On November 8, 2019, the Centers for Disease Control and Prevention (CDC) released an updated statement confirming the presence of vitamin E acetate (tocopheryl acetate) in lung fluid samples taken from multiple patients diagnosed with e-cigarette or vaping product use associated lung injury (EVALI). Vitamin E acetate is one of several unregulated additives used primarily in illicit market vaping products that the CDC is investigating as a potential cause of the recent epidemic of illnesses and deaths. Laboratory testing of fluid collected from the lungs of 29 patients with EVALI submitted to CDC from 10 states found vitamin E acetate in all of the fluid samples. CDC reports that “this is the first time that we have detected a potential chemical of concern in biologic samples from patients with these lung injuries.”

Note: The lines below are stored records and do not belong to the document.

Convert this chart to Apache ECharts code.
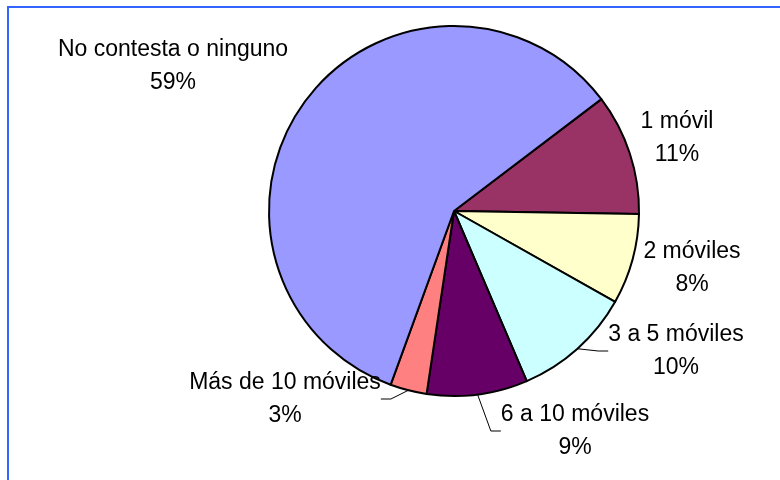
<!DOCTYPE html>
<html>
<head>
<meta charset="utf-8">
<script src="https://cdn.jsdelivr.net/npm/echarts@6/dist/echarts.min.js"></script>
<style>
html,body{margin:0;padding:0;background:#fff;}
#chart{width:780px;height:480px;}
</style>
</head>
<body>
<div id="chart"></div>
<script>
// Data (clockwise from the "1 móvil" slice)
const categories = ['1 móvil', '2 móviles', '3 a 5 móviles', '6 a 10 móviles', 'Más de 10 móviles', 'No contesta o ninguno'];
const values = [10.6, 7.9, 10.4, 8.8, 3.2, 59.1];

// Styling (kept separate from data)
const colors = ['#993366', '#FFFFCC', '#CCFFFF', '#660066', '#FF8080', '#9999FF'];
const showLeader = [false, false, true, true, true, false];
const labelCenters = [[677, 138], [692, 268], [676, 351], [575, 431], [285, 399], [173, 66]];

const chart = echarts.init(document.getElementById('chart'), null, {renderer: 'canvas'});
const data = categories.map((c, i) => ({
  name: c,
  value: values[i],
  itemStyle: {color: colors[i]},
  labelLine: {show: showLeader[i]}
}));

chart.setOption({
  animation: false,
  backgroundColor: '#ffffff',
  graphic: [{
    type: 'rect',
    shape: {x: 8, y: 7, width: 900, height: 600},
    style: {fill: 'none', stroke: '#3366FF', lineWidth: 2},
    silent: true
  }],
  series: [{
    type: 'pie',
    center: [454, 211],
    radius: [0, 185],
    startAngle: 37.2,
    clockwise: true,
    avoidLabelOverlap: false,
    data: data,
    itemStyle: {borderColor: '#000000', borderWidth: 2},
    label: {
      show: true,
      position: 'outside',
      color: '#000000',
      fontFamily: 'Liberation Sans, Arial, sans-serif',
      fontSize: 23,
      lineHeight: 33,
      align: 'center',
      formatter: p => p.name + '\n' + Math.round(p.percent) + '%'
    },
    labelLine: {show: false, length: 10, length2: 10, lineStyle: {color: '#000000', width: 1}},
    labelLayout: function (params) {
      const p = labelCenters[params.dataIndex];
      return {x: p[0], y: p[1], align: 'center', verticalAlign: 'middle'};
    },
    emphasis: {disabled: true}
  }]
});
</script>
</body>
</html>
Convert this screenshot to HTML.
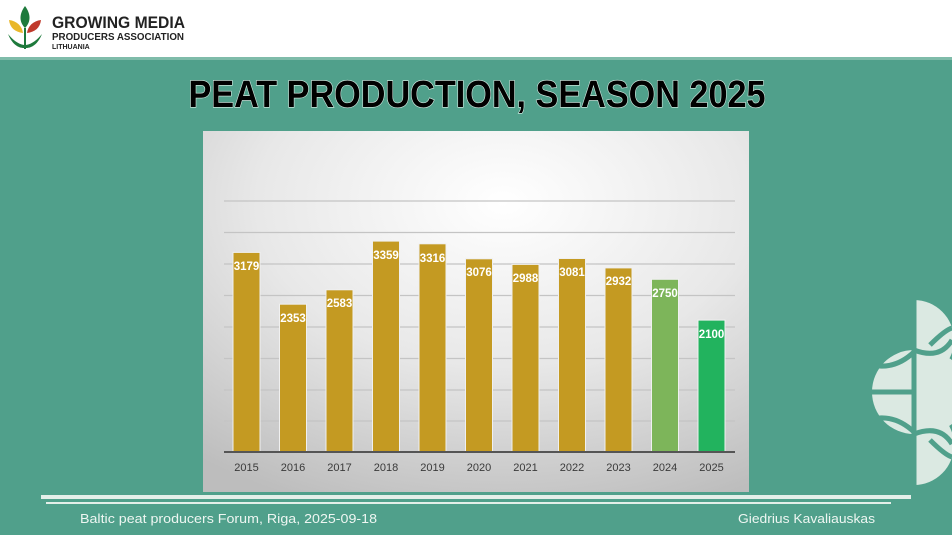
<!DOCTYPE html>
<html><head><meta charset="utf-8"><style>
html,body{margin:0;padding:0;width:952px;height:535px;overflow:hidden;background:#50a08b}
svg{display:block}
</style></head><body>
<svg width="952" height="535" viewBox="0 0 952 535" xmlns="http://www.w3.org/2000/svg" font-family="Liberation Sans, sans-serif">
<defs>
<radialGradient id="pg" cx="0.55" cy="0.2" r="0.9">
<stop offset="0" stop-color="#ffffff"/><stop offset="0.5" stop-color="#e8e8e8"/><stop offset="1" stop-color="#bdbdbd"/>
</radialGradient>
</defs>
<rect width="952" height="535" fill="#50a08b"/>
<rect width="952" height="57" fill="#ffffff"/>
<rect y="57" width="952" height="3" fill="#7fbcaa"/>
<g>
<path d="M25 6 C19 14 19 22 25 28 C31 22 31 14 25 6Z" fill="#1e7a3c"/>
<path d="M9 20 C10 28 15 32 23 33 C22 26 17 21 9 20Z" fill="#e9b72a"/>
<path d="M41 20 C40 28 35 32 27 33 C28 26 33 21 41 20Z" fill="#c0392b"/>
<path d="M8 34 C12 44 18 48 24 48 L24 45 C18 44 13 40 8 34Z" fill="#1e7a3c"/>
<path d="M42 34 C38 44 32 48 26 48 L26 45 C32 44 37 40 42 34Z" fill="#1e7a3c"/>
<rect x="24" y="28" width="2" height="21" fill="#1e7a3c"/>
</g>
<text x="52" y="28" font-size="17" font-weight="bold" fill="#222" textLength="133" lengthAdjust="spacingAndGlyphs">GROWING MEDIA</text>
<text x="52" y="40" font-size="10.5" font-weight="bold" fill="#222" textLength="132" lengthAdjust="spacingAndGlyphs">PRODUCERS ASSOCIATION</text>
<text x="52" y="49" font-size="7" font-weight="bold" fill="#222">LITHUANIA</text>
<text x="477" y="107" font-size="38" font-weight="bold" fill="#000" stroke="#d8eee6" stroke-width="1.2" paint-order="stroke" text-anchor="middle" textLength="577" lengthAdjust="spacingAndGlyphs">PEAT PRODUCTION, SEASON 2025</text>
<rect x="203" y="131" width="546" height="361" fill="url(#pg)"/>
<g stroke="#c4c4c4" stroke-width="1.3">
<line x1="224" x2="735" y1="201" y2="201"/><line x1="224" x2="735" y1="232.5" y2="232.5"/>
<line x1="224" x2="735" y1="264" y2="264"/><line x1="224" x2="735" y1="295.5" y2="295.5"/>
<line x1="224" x2="735" y1="327" y2="327"/><line x1="224" x2="735" y1="358.5" y2="358.5"/>
<line x1="224" x2="735" y1="390" y2="390"/><line x1="224" x2="735" y1="421" y2="421"/>
</g>
<g stroke="#f0f0f0" stroke-width="1">
<rect x="233" y="252.4" width="27" height="199.6" fill="#c49a22"/>
<rect x="279.5" y="304.2" width="27" height="147.8" fill="#c49a22"/>
<rect x="326" y="289.8" width="27" height="162.2" fill="#c49a22"/>
<rect x="372.5" y="241.1" width="27" height="210.9" fill="#c49a22"/>
<rect x="419" y="243.8" width="27" height="208.2" fill="#c49a22"/>
<rect x="465.5" y="258.8" width="27" height="193.2" fill="#c49a22"/>
<rect x="512" y="264.4" width="27" height="187.6" fill="#c49a22"/>
<rect x="558.5" y="258.5" width="27" height="193.5" fill="#c49a22"/>
<rect x="605" y="267.9" width="27" height="184.1" fill="#c49a22"/>
<rect x="651.5" y="279.3" width="27" height="172.7" fill="#7db55a"/>
<rect x="698" y="320.1" width="27" height="131.9" fill="#22b35e"/>
</g>
<g fill="#fff" font-size="11.5" font-weight="bold" text-anchor="middle">
<text x="246.5" y="270">3179</text><text x="293" y="322">2353</text><text x="339.5" y="307">2583</text>
<text x="386" y="259">3359</text><text x="432.5" y="262">3316</text><text x="479" y="276">3076</text>
<text x="525.5" y="282">2988</text><text x="572" y="276">3081</text><text x="618.5" y="285">2932</text>
<text x="665" y="297">2750</text><text x="711.5" y="338">2100</text>
</g>
<line x1="224" x2="735" y1="452" y2="452" stroke="#555" stroke-width="2"/>
<g fill="#3a3a3a" font-size="11" text-anchor="middle">
<text x="246.5" y="471">2015</text><text x="293" y="471">2016</text><text x="339.5" y="471">2017</text>
<text x="386" y="471">2018</text><text x="432.5" y="471">2019</text><text x="479" y="471">2020</text>
<text x="525.5" y="471">2021</text><text x="572" y="471">2022</text><text x="618.5" y="471">2023</text>
<text x="665" y="471">2024</text><text x="711.5" y="471">2025</text>
</g>
<!-- decoration -->
<g fill="#dbe9e2">
<path d="M914 300 A40 40 0 0 1 914 380 Z"/>
<path d="M914 405 A40 40 0 0 1 914 485 Z"/>
<path d="M914 350 A42 42 0 0 0 914 434 Z"/>
<path d="M914 352 A44 44 0 0 1 952 360 L952 424 A44 44 0 0 1 914 432 Z"/>
</g>
<g stroke="#50a08b" stroke-width="5" fill="none">
<line x1="914" y1="295" x2="914" y2="490"/>
<line x1="866" y1="392" x2="914" y2="392"/>
<path d="M914 350 Q940 360 952 340"/>
<path d="M914 434 Q940 424 952 444"/>
<path d="M872 365 Q895 370 914 352"/>
<path d="M872 419 Q895 414 914 432"/>
<path d="M930 345 Q945 330 952 328"/>
<path d="M930 440 Q945 455 952 457"/>
</g>
<rect x="41" y="495" width="870" height="4" fill="#e4efe9"/>
<rect x="46" y="502" width="845" height="2" fill="#e4efe9"/>
<text x="80" y="523" font-size="13" fill="#eef6f2" textLength="297" lengthAdjust="spacingAndGlyphs">Baltic peat producers Forum, Riga, 2025-09-18</text>
<text x="875" y="523" font-size="13" fill="#eef6f2" text-anchor="end" textLength="137" lengthAdjust="spacingAndGlyphs">Giedrius Kavaliauskas</text>
</svg>
</body></html>
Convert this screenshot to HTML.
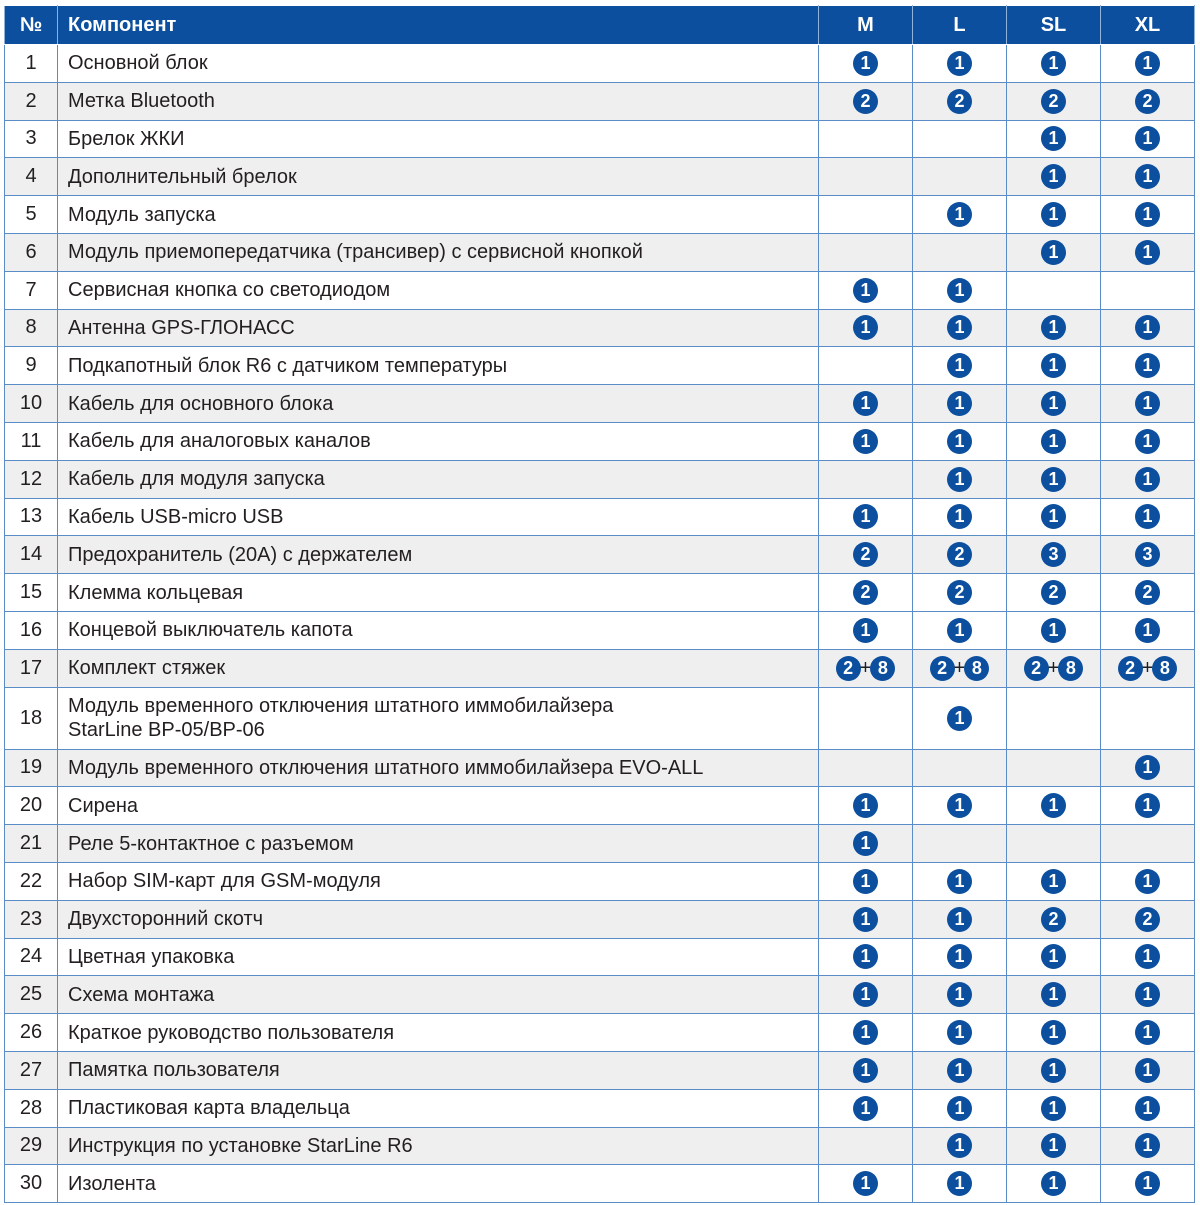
<!DOCTYPE html>
<html><head><meta charset="utf-8"><style>
html,body{margin:0;padding:0;background:#fff;width:1200px;height:1205px;overflow:hidden}
table{position:absolute;left:4px;top:5px;border-collapse:collapse;table-layout:fixed;font-family:"Liberation Sans",sans-serif;color:#231f20}
td,th{border:1.5px solid #5a8dc8;padding:0;font-size:20px;height:37.8px;box-sizing:border-box;vertical-align:middle}
th{background:#0b4f9e;color:#fff;font-weight:bold;height:39px;border-color:#fff #8fb3da;}
th.l{text-align:left;padding-left:10px}
td.n{text-align:center}
td.t{padding-left:10px;line-height:24px}
td.c{text-align:center}
tr.g td{background:#efeff0}
.b{display:inline-block;width:25px;height:25px;border-radius:50%;background:#0b4f9e;color:#fff;font-weight:bold;font-size:18px;line-height:25px;text-align:center;vertical-align:middle}
.p{vertical-align:middle;font-size:20px;margin:0 -1px}
</style></head><body>
<table>
<colgroup><col style="width:53px"><col style="width:761px"><col style="width:94px"><col style="width:94px"><col style="width:94px"><col style="width:94px"></colgroup>
<tr><th>№</th><th class="l">Компонент</th><th>M</th><th>L</th><th>SL</th><th>XL</th></tr>
<tr><td class="n">1</td><td class="t">Основной блок</td><td class="c"><span class="b">1</span></td><td class="c"><span class="b">1</span></td><td class="c"><span class="b">1</span></td><td class="c"><span class="b">1</span></td></tr>
<tr class="g"><td class="n">2</td><td class="t">Метка Bluetooth</td><td class="c"><span class="b">2</span></td><td class="c"><span class="b">2</span></td><td class="c"><span class="b">2</span></td><td class="c"><span class="b">2</span></td></tr>
<tr><td class="n">3</td><td class="t">Брелок ЖКИ</td><td></td><td></td><td class="c"><span class="b">1</span></td><td class="c"><span class="b">1</span></td></tr>
<tr class="g"><td class="n">4</td><td class="t">Дополнительный брелок</td><td></td><td></td><td class="c"><span class="b">1</span></td><td class="c"><span class="b">1</span></td></tr>
<tr><td class="n">5</td><td class="t">Модуль запуска</td><td></td><td class="c"><span class="b">1</span></td><td class="c"><span class="b">1</span></td><td class="c"><span class="b">1</span></td></tr>
<tr class="g"><td class="n">6</td><td class="t">Модуль приемопередатчика (трансивер) с сервисной кнопкой</td><td></td><td></td><td class="c"><span class="b">1</span></td><td class="c"><span class="b">1</span></td></tr>
<tr><td class="n">7</td><td class="t">Сервисная кнопка со светодиодом</td><td class="c"><span class="b">1</span></td><td class="c"><span class="b">1</span></td><td></td><td></td></tr>
<tr class="g"><td class="n">8</td><td class="t">Антенна GPS-ГЛОНАСС</td><td class="c"><span class="b">1</span></td><td class="c"><span class="b">1</span></td><td class="c"><span class="b">1</span></td><td class="c"><span class="b">1</span></td></tr>
<tr><td class="n">9</td><td class="t">Подкапотный блок R6 с датчиком температуры</td><td></td><td class="c"><span class="b">1</span></td><td class="c"><span class="b">1</span></td><td class="c"><span class="b">1</span></td></tr>
<tr class="g"><td class="n">10</td><td class="t">Кабель для основного блока</td><td class="c"><span class="b">1</span></td><td class="c"><span class="b">1</span></td><td class="c"><span class="b">1</span></td><td class="c"><span class="b">1</span></td></tr>
<tr><td class="n">11</td><td class="t">Кабель для аналоговых каналов</td><td class="c"><span class="b">1</span></td><td class="c"><span class="b">1</span></td><td class="c"><span class="b">1</span></td><td class="c"><span class="b">1</span></td></tr>
<tr class="g"><td class="n">12</td><td class="t">Кабель для модуля запуска</td><td></td><td class="c"><span class="b">1</span></td><td class="c"><span class="b">1</span></td><td class="c"><span class="b">1</span></td></tr>
<tr><td class="n">13</td><td class="t">Кабель USB-micro USB</td><td class="c"><span class="b">1</span></td><td class="c"><span class="b">1</span></td><td class="c"><span class="b">1</span></td><td class="c"><span class="b">1</span></td></tr>
<tr class="g"><td class="n">14</td><td class="t">Предохранитель (20А) с держателем</td><td class="c"><span class="b">2</span></td><td class="c"><span class="b">2</span></td><td class="c"><span class="b">3</span></td><td class="c"><span class="b">3</span></td></tr>
<tr><td class="n">15</td><td class="t">Клемма кольцевая</td><td class="c"><span class="b">2</span></td><td class="c"><span class="b">2</span></td><td class="c"><span class="b">2</span></td><td class="c"><span class="b">2</span></td></tr>
<tr><td class="n">16</td><td class="t">Концевой выключатель капота</td><td class="c"><span class="b">1</span></td><td class="c"><span class="b">1</span></td><td class="c"><span class="b">1</span></td><td class="c"><span class="b">1</span></td></tr>
<tr class="g"><td class="n">17</td><td class="t">Комплект стяжек</td><td class="c"><span class="b">2</span><span class="p">+</span><span class="b">8</span></td><td class="c"><span class="b">2</span><span class="p">+</span><span class="b">8</span></td><td class="c"><span class="b">2</span><span class="p">+</span><span class="b">8</span></td><td class="c"><span class="b">2</span><span class="p">+</span><span class="b">8</span></td></tr>
<tr><td class="n" style="height:62px">18</td><td class="t">Модуль временного отключения штатного иммобилайзера<br>StarLine BP-05/BP-06</td><td></td><td class="c"><span class="b">1</span></td><td></td><td></td></tr>
<tr class="g"><td class="n">19</td><td class="t">Модуль временного отключения штатного иммобилайзера EVO-ALL</td><td></td><td></td><td></td><td class="c"><span class="b">1</span></td></tr>
<tr><td class="n">20</td><td class="t">Сирена</td><td class="c"><span class="b">1</span></td><td class="c"><span class="b">1</span></td><td class="c"><span class="b">1</span></td><td class="c"><span class="b">1</span></td></tr>
<tr class="g"><td class="n">21</td><td class="t">Реле 5-контактное с разъемом</td><td class="c"><span class="b">1</span></td><td></td><td></td><td></td></tr>
<tr><td class="n">22</td><td class="t">Набор SIM-карт для GSM-модуля</td><td class="c"><span class="b">1</span></td><td class="c"><span class="b">1</span></td><td class="c"><span class="b">1</span></td><td class="c"><span class="b">1</span></td></tr>
<tr class="g"><td class="n">23</td><td class="t">Двухсторонний скотч</td><td class="c"><span class="b">1</span></td><td class="c"><span class="b">1</span></td><td class="c"><span class="b">2</span></td><td class="c"><span class="b">2</span></td></tr>
<tr><td class="n">24</td><td class="t">Цветная упаковка</td><td class="c"><span class="b">1</span></td><td class="c"><span class="b">1</span></td><td class="c"><span class="b">1</span></td><td class="c"><span class="b">1</span></td></tr>
<tr class="g"><td class="n">25</td><td class="t">Схема монтажа</td><td class="c"><span class="b">1</span></td><td class="c"><span class="b">1</span></td><td class="c"><span class="b">1</span></td><td class="c"><span class="b">1</span></td></tr>
<tr><td class="n">26</td><td class="t">Краткое руководство пользователя</td><td class="c"><span class="b">1</span></td><td class="c"><span class="b">1</span></td><td class="c"><span class="b">1</span></td><td class="c"><span class="b">1</span></td></tr>
<tr class="g"><td class="n">27</td><td class="t">Памятка пользователя</td><td class="c"><span class="b">1</span></td><td class="c"><span class="b">1</span></td><td class="c"><span class="b">1</span></td><td class="c"><span class="b">1</span></td></tr>
<tr><td class="n">28</td><td class="t">Пластиковая карта владельца</td><td class="c"><span class="b">1</span></td><td class="c"><span class="b">1</span></td><td class="c"><span class="b">1</span></td><td class="c"><span class="b">1</span></td></tr>
<tr class="g"><td class="n">29</td><td class="t">Инструкция по установке StarLine R6</td><td></td><td class="c"><span class="b">1</span></td><td class="c"><span class="b">1</span></td><td class="c"><span class="b">1</span></td></tr>
<tr><td class="n">30</td><td class="t">Изолента</td><td class="c"><span class="b">1</span></td><td class="c"><span class="b">1</span></td><td class="c"><span class="b">1</span></td><td class="c"><span class="b">1</span></td></tr>
</table>
</body></html>
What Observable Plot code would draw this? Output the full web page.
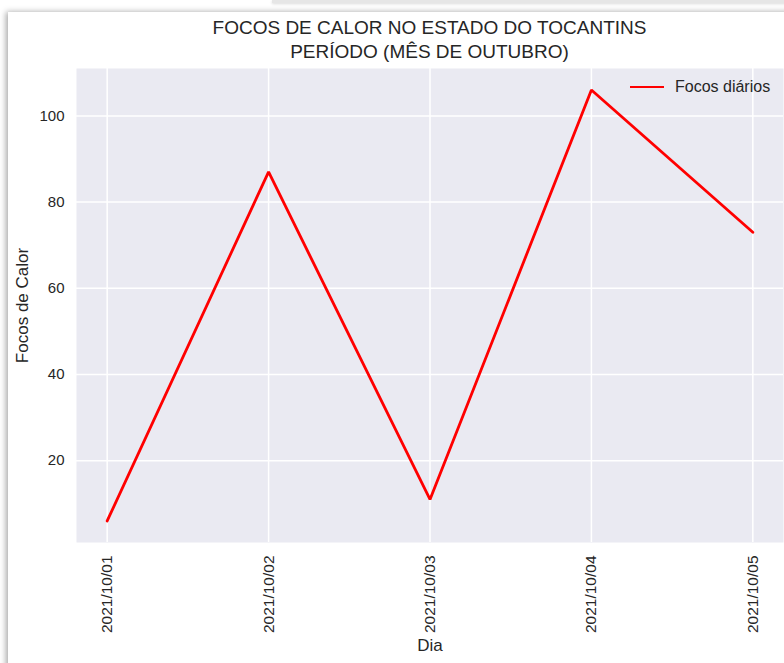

The affected patients used both THC and nicotine vape products. THC was identified in 82% of the samples and nicotine was identified in 62% of the samples. No suspect chemicals other than vitamin E acetate were identified in the samples tested. CDC reports that it could not detect a range of other chemicals that might be found in vaping products, including plant oils, petroleum distillates such as mineral oil, medium chain triglyceride (MCT) oil and terpenes.
According to CDC, “these findings provide direct evidence of vitamin E acetate at the primary site of injury within the lungs.” CDC cautions, however, that although it appears vitamin E acetate is associated with EVALI, there may be multiple causes of the outbreak and “many different substances and product sources are still under investigation.”
In addition to a general recommendation by CBC that no nicotine- or THC-based vaping product be used, CDC specifically recommends that people should not buy any type of vape product off the street or modify or add any substance that is not intended by the manufacturer.
As of November 5, 2019, 2,051 cases of EVALI have been reported to CDC from every state except Alaska. Thirty-nine deaths have been confirmed in 24 states and the District Columbia.